Task instructions »
Write out the data below in full, unchanged, minus the images.

________________________________________

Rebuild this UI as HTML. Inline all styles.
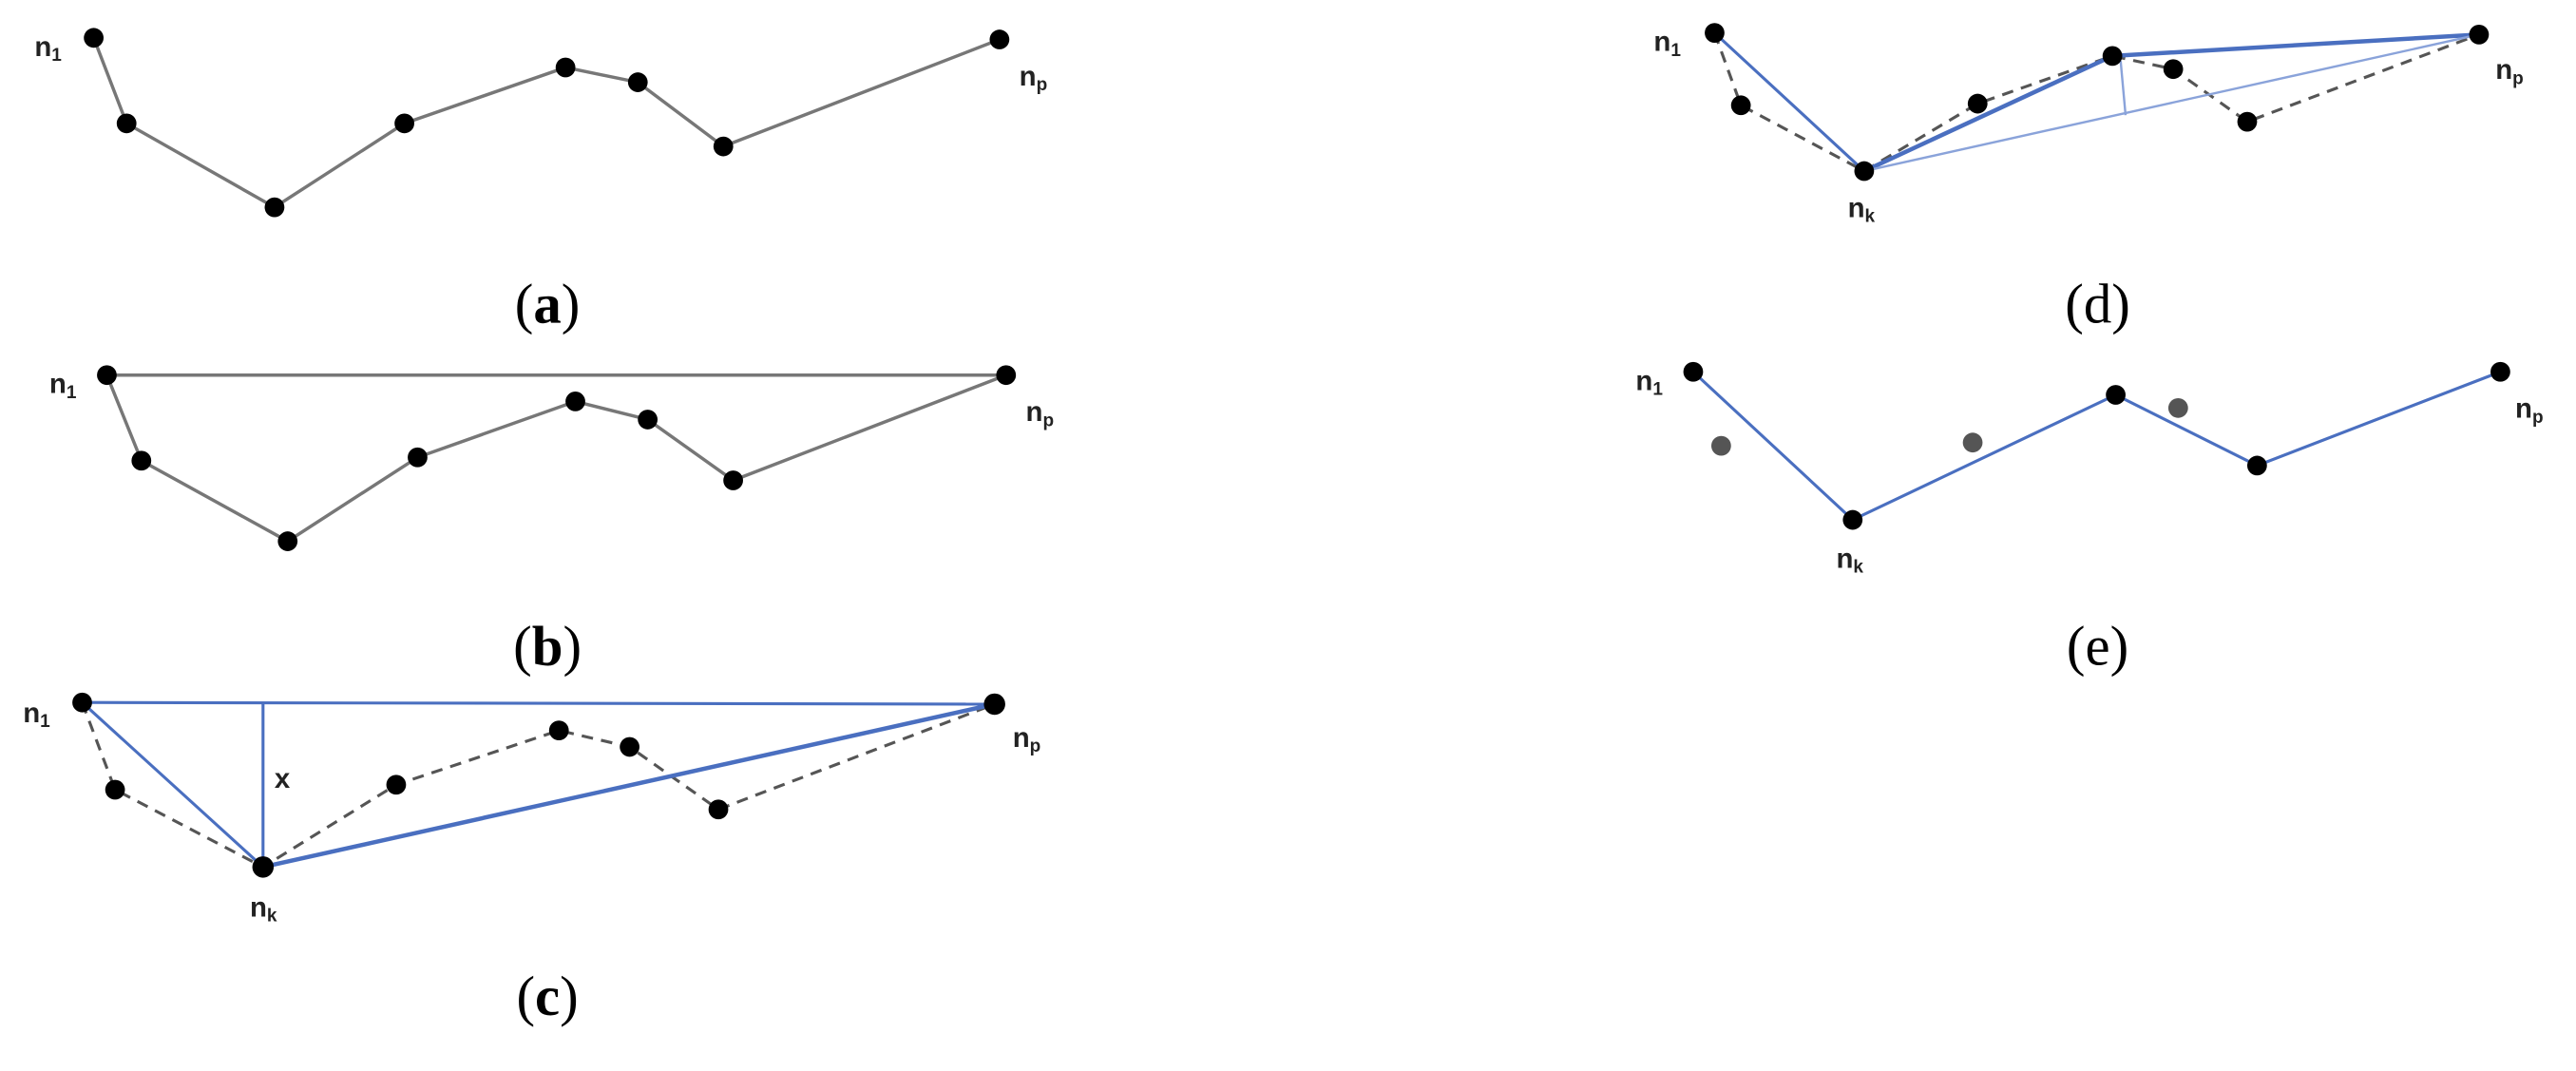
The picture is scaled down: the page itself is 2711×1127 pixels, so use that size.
<!DOCTYPE html>
<html><head><style>
html,body{margin:0;padding:0;background:#fff;}
svg{display:block;}
.lab{font-family:"Liberation Sans",sans-serif;font-weight:bold;font-size:17px;fill:#222;}
.sub{font-size:11px;}
.cap{font-family:"Liberation Serif",serif;font-size:34px;fill:#000;}
.g{stroke:#777;stroke-width:2;fill:none;}
.d{stroke:#555;stroke-width:1.8;fill:none;stroke-dasharray:7,5;}
.b{stroke:#4a6fc0;stroke-width:1.8;fill:none;}
.bt{stroke:#4a6fc0;stroke-width:2.6;fill:none;}
.bl{stroke:#8aa3da;stroke-width:1.4;fill:none;}
</style></head><body>
<svg width="2711" height="1127" viewBox="0 0 1567 651" preserveAspectRatio="none" xmlns="http://www.w3.org/2000/svg">
<g fill="#000">
<!-- (a) -->
<polyline class="g" points="57,23 77,75 167,126 246,75 344,41 388,50 440,89 608,24"/>
<circle cx="57" cy="23" r="6"/><circle cx="77" cy="75" r="6"/><circle cx="167" cy="126" r="6"/><circle cx="246" cy="75" r="6"/><circle cx="344" cy="41" r="6"/><circle cx="388" cy="50" r="6"/><circle cx="440" cy="89" r="6"/><circle cx="608" cy="24" r="6"/>
<text class="lab" x="21" y="34">n<tspan class="sub" dy="3">1</tspan></text>
<text class="lab" x="620" y="52">n<tspan class="sub" dy="3">p</tspan></text>
<text class="cap" x="333" y="196" text-anchor="middle">(<tspan font-weight="bold">a</tspan>)</text>
<!-- (b) -->
<line class="g" x1="65" y1="228" x2="612" y2="228" stroke-width="1.5"/>
<polyline class="g" points="65,228 86,280 175,329 254,278 350,244 394,255 446,292 612,228"/>
<circle cx="65" cy="228" r="6"/><circle cx="86" cy="280" r="6"/><circle cx="175" cy="329" r="6"/><circle cx="254" cy="278" r="6"/><circle cx="350" cy="244" r="6"/><circle cx="394" cy="255" r="6"/><circle cx="446" cy="292" r="6"/><circle cx="612" cy="228" r="6"/>
<text class="lab" x="30" y="239">n<tspan class="sub" dy="3">1</tspan></text>
<text class="lab" x="624" y="256">n<tspan class="sub" dy="3">p</tspan></text>
<text class="cap" x="333" y="404" text-anchor="middle">(<tspan font-weight="bold">b</tspan>)</text>
<!-- (c) -->
<polyline class="d" points="50,427 70,480 160,527 241,477 340,444 383,454 437,492 605,428"/>
<line class="b" x1="50" y1="427" x2="605" y2="428" stroke-width="1.3"/>
<line class="b" x1="160" y1="427" x2="160" y2="527" stroke-width="1.3"/>
<line class="b" x1="50" y1="427" x2="160" y2="527"/>
<line class="bt" x1="160" y1="527" x2="605" y2="428"/>
<circle cx="50" cy="427" r="6"/><circle cx="70" cy="480" r="6"/><circle cx="160" cy="527" r="6.5"/><circle cx="241" cy="477" r="6"/><circle cx="340" cy="444" r="6"/><circle cx="383" cy="454" r="6"/><circle cx="437" cy="492" r="6"/><circle cx="605" cy="428" r="6.5"/>
<text class="lab" x="14" y="439">n<tspan class="sub" dy="3">1</tspan></text>
<text class="lab" x="616" y="454">n<tspan class="sub" dy="3">p</tspan></text>
<text class="lab" x="167" y="479">x</text>
<text class="lab" x="152" y="557">n<tspan class="sub" dy="3">k</tspan></text>
<text class="cap" x="333" y="617" text-anchor="middle">(<tspan font-weight="bold">c</tspan>)</text>
<!-- (d) -->
<polyline class="d" points="1043,20 1059,64 1134,104 1203,63 1285,34 1322,42 1367,74 1508,21"/>
<line class="b" x1="1043" y1="20" x2="1134" y2="104"/>
<line class="bt" x1="1134" y1="104" x2="1285" y2="34"/>
<line class="bt" x1="1285" y1="34" x2="1508" y2="21"/>
<line class="bl" x1="1134" y1="104" x2="1508" y2="21"/>
<line class="bl" x1="1290" y1="37" x2="1293" y2="70"/>
<circle cx="1043" cy="20" r="6"/><circle cx="1059" cy="64" r="6"/><circle cx="1134" cy="104" r="6"/><circle cx="1203" cy="63" r="6"/><circle cx="1285" cy="34" r="6"/><circle cx="1322" cy="42" r="6"/><circle cx="1367" cy="74" r="6"/><circle cx="1508" cy="21" r="6"/>
<text class="lab" x="1006" y="31">n<tspan class="sub" dy="3">1</tspan></text>
<text class="lab" x="1518" y="48">n<tspan class="sub" dy="3">p</tspan></text>
<text class="lab" x="1124" y="132">n<tspan class="sub" dy="3">k</tspan></text>
<text class="cap" x="1276" y="196" text-anchor="middle">(d)</text>
<!-- (e) -->
<polyline class="b" points="1030,226 1127,316 1287,240 1373,283 1521,226"/>
<circle cx="1030" cy="226" r="6"/><circle cx="1127" cy="316" r="6"/><circle cx="1287" cy="240" r="6"/><circle cx="1373" cy="283" r="6"/><circle cx="1521" cy="226" r="6"/>
<circle cx="1047" cy="271" r="6" fill="#555"/><circle cx="1200" cy="269" r="6" fill="#555"/><circle cx="1325" cy="248" r="6" fill="#555"/>
<text class="lab" x="995" y="237">n<tspan class="sub" dy="3">1</tspan></text>
<text class="lab" x="1530" y="254">n<tspan class="sub" dy="3">p</tspan></text>
<text class="lab" x="1117" y="345">n<tspan class="sub" dy="3">k</tspan></text>
<text class="cap" x="1276" y="404" text-anchor="middle">(e)</text>
</g>
</svg>
</body></html>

________________________________________

Response to the exercise »
Rebuild this UI as HTML. Inline all styles.
The picture is scaled down: the page itself is 2711×1127 pixels, so use that size.
<!DOCTYPE html>
<html><head><style>
html,body{margin:0;padding:0;background:#fff;}
svg{display:block;}
.lab{font-family:"Liberation Sans",sans-serif;font-weight:bold;font-size:17px;fill:#222;}
.sub{font-size:11px;}
.cap{font-family:"Liberation Serif",serif;font-size:34px;fill:#000;}
.g{stroke:#777;stroke-width:2;fill:none;}
.d{stroke:#555;stroke-width:1.8;fill:none;stroke-dasharray:7,5;}
.b{stroke:#4a6fc0;stroke-width:1.8;fill:none;}
.bt{stroke:#4a6fc0;stroke-width:2.6;fill:none;}
.bl{stroke:#8aa3da;stroke-width:1.4;fill:none;}
</style></head><body>
<svg width="2711" height="1127" viewBox="0 0 1567 651" preserveAspectRatio="none" xmlns="http://www.w3.org/2000/svg">
<g fill="#000">
<!-- (a) -->
<polyline class="g" points="57,23 77,75 167,126 246,75 344,41 388,50 440,89 608,24"/>
<circle cx="57" cy="23" r="6"/><circle cx="77" cy="75" r="6"/><circle cx="167" cy="126" r="6"/><circle cx="246" cy="75" r="6"/><circle cx="344" cy="41" r="6"/><circle cx="388" cy="50" r="6"/><circle cx="440" cy="89" r="6"/><circle cx="608" cy="24" r="6"/>
<text class="lab" x="21" y="34">n<tspan class="sub" dy="3">1</tspan></text>
<text class="lab" x="620" y="52">n<tspan class="sub" dy="3">p</tspan></text>
<text class="cap" x="333" y="196" text-anchor="middle">(<tspan font-weight="bold">a</tspan>)</text>
<!-- (b) -->
<line class="g" x1="65" y1="228" x2="612" y2="228" stroke-width="1.5"/>
<polyline class="g" points="65,228 86,280 175,329 254,278 350,244 394,255 446,292 612,228"/>
<circle cx="65" cy="228" r="6"/><circle cx="86" cy="280" r="6"/><circle cx="175" cy="329" r="6"/><circle cx="254" cy="278" r="6"/><circle cx="350" cy="244" r="6"/><circle cx="394" cy="255" r="6"/><circle cx="446" cy="292" r="6"/><circle cx="612" cy="228" r="6"/>
<text class="lab" x="30" y="239">n<tspan class="sub" dy="3">1</tspan></text>
<text class="lab" x="624" y="256">n<tspan class="sub" dy="3">p</tspan></text>
<text class="cap" x="333" y="404" text-anchor="middle">(<tspan font-weight="bold">b</tspan>)</text>
<!-- (c) -->
<polyline class="d" points="50,427 70,480 160,527 241,477 340,444 383,454 437,492 605,428"/>
<line class="b" x1="50" y1="427" x2="605" y2="428" stroke-width="1.3"/>
<line class="b" x1="160" y1="427" x2="160" y2="527" stroke-width="1.3"/>
<line class="b" x1="50" y1="427" x2="160" y2="527"/>
<line class="bt" x1="160" y1="527" x2="605" y2="428"/>
<circle cx="50" cy="427" r="6"/><circle cx="70" cy="480" r="6"/><circle cx="160" cy="527" r="6.5"/><circle cx="241" cy="477" r="6"/><circle cx="340" cy="444" r="6"/><circle cx="383" cy="454" r="6"/><circle cx="437" cy="492" r="6"/><circle cx="605" cy="428" r="6.5"/>
<text class="lab" x="14" y="439">n<tspan class="sub" dy="3">1</tspan></text>
<text class="lab" x="616" y="454">n<tspan class="sub" dy="3">p</tspan></text>
<text class="lab" x="167" y="479">x</text>
<text class="lab" x="152" y="557">n<tspan class="sub" dy="3">k</tspan></text>
<text class="cap" x="333" y="617" text-anchor="middle">(<tspan font-weight="bold">c</tspan>)</text>
<!-- (d) -->
<polyline class="d" points="1043,20 1059,64 1134,104 1203,63 1285,34 1322,42 1367,74 1508,21"/>
<line class="b" x1="1043" y1="20" x2="1134" y2="104"/>
<line class="bt" x1="1134" y1="104" x2="1285" y2="34"/>
<line class="bt" x1="1285" y1="34" x2="1508" y2="21"/>
<line class="bl" x1="1134" y1="104" x2="1508" y2="21"/>
<line class="bl" x1="1290" y1="37" x2="1293" y2="70"/>
<circle cx="1043" cy="20" r="6"/><circle cx="1059" cy="64" r="6"/><circle cx="1134" cy="104" r="6"/><circle cx="1203" cy="63" r="6"/><circle cx="1285" cy="34" r="6"/><circle cx="1322" cy="42" r="6"/><circle cx="1367" cy="74" r="6"/><circle cx="1508" cy="21" r="6"/>
<text class="lab" x="1006" y="31">n<tspan class="sub" dy="3">1</tspan></text>
<text class="lab" x="1518" y="48">n<tspan class="sub" dy="3">p</tspan></text>
<text class="lab" x="1124" y="132">n<tspan class="sub" dy="3">k</tspan></text>
<text class="cap" x="1276" y="196" text-anchor="middle">(d)</text>
<!-- (e) -->
<polyline class="b" points="1030,226 1127,316 1287,240 1373,283 1521,226"/>
<circle cx="1030" cy="226" r="6"/><circle cx="1127" cy="316" r="6"/><circle cx="1287" cy="240" r="6"/><circle cx="1373" cy="283" r="6"/><circle cx="1521" cy="226" r="6"/>
<circle cx="1047" cy="271" r="6" fill="#555"/><circle cx="1200" cy="269" r="6" fill="#555"/><circle cx="1325" cy="248" r="6" fill="#555"/>
<text class="lab" x="995" y="237">n<tspan class="sub" dy="3">1</tspan></text>
<text class="lab" x="1530" y="254">n<tspan class="sub" dy="3">p</tspan></text>
<text class="lab" x="1117" y="345">n<tspan class="sub" dy="3">k</tspan></text>
<text class="cap" x="1276" y="404" text-anchor="middle">(e)</text>
</g>
</svg>
</body></html>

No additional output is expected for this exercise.